At 5:30 p.m. last Monday, Shepard Smith, the 40-year-old host of Fox News Channel's "Fox Report," was hunched over his computer in the company's bustling Midtown headquarters, poring over the script for his evening broadcast, and searching for verbs. Mr. Smith, let it be known, does not like verbs. Whenever he finds one, he crinkles his brow in disgust like a man who has discovered a dribble of food on his tie. He taps furiously at his keyboard, moves the cursor to the offending word and deletes it, or else adds "ing," turning the verb into a participle and his script into the strange shorthand that passes for English these days on cable news:
"Amazon.com celebrating a birthday!
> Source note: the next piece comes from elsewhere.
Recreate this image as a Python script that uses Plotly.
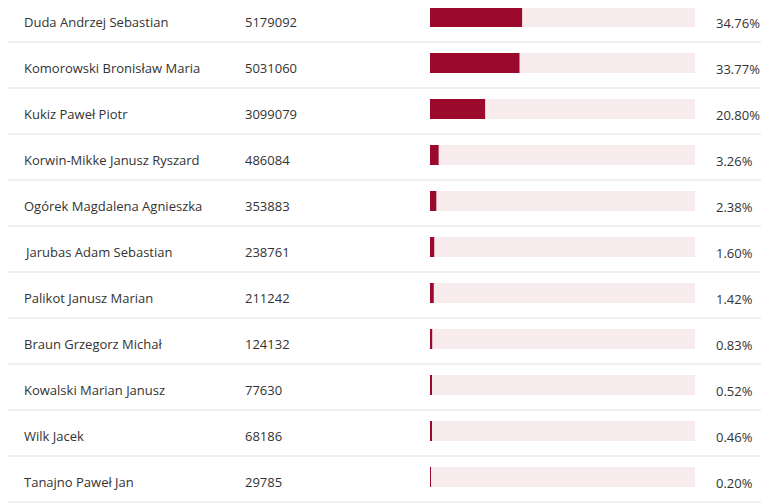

The Internet company 10 years old."
"Texas! A school bus and two other vehicles colliding in Dallas. The bus rolling over on its side."
"Outrage in the Middle East! A vow of revenge after an assassination and reportedly threatening the United States. Tonight — how real the threat?"
Shepard Smith! Explaining to a reporter, why not the verbs?
"We don't communicate in full sentences anyway," Mr. Smith said as he continued working through his script. "We don't need all those words. And it allows us to go faster."
Mr. Smith is all about speed. He typically blasts through 80 or so items of news during his hourlong broadcast, which, with its zooming cameras, swooshing sound effects and Mr. Smith's jokey, frat-boy delivery, acquired while he was a student at Ole Miss, resembles a broadcast of ESPN's "SportsCenter" more closely than it does "NBC Nightly News." He seldom does interviews on his program, fearful that slow-talking guests might gum up the works, and dispatches from correspondents are always ad-libbed, for freshness. During commercials, Mr. Smith obsessively scours news sites on his laptop, looking for any breaking nugget. Jay Wallace, Mr. Smith's producer, said he wants the program to seem perpetually as if it might veer out of control. "I want it to be like a train that's about to come off the tracks," he likes to say.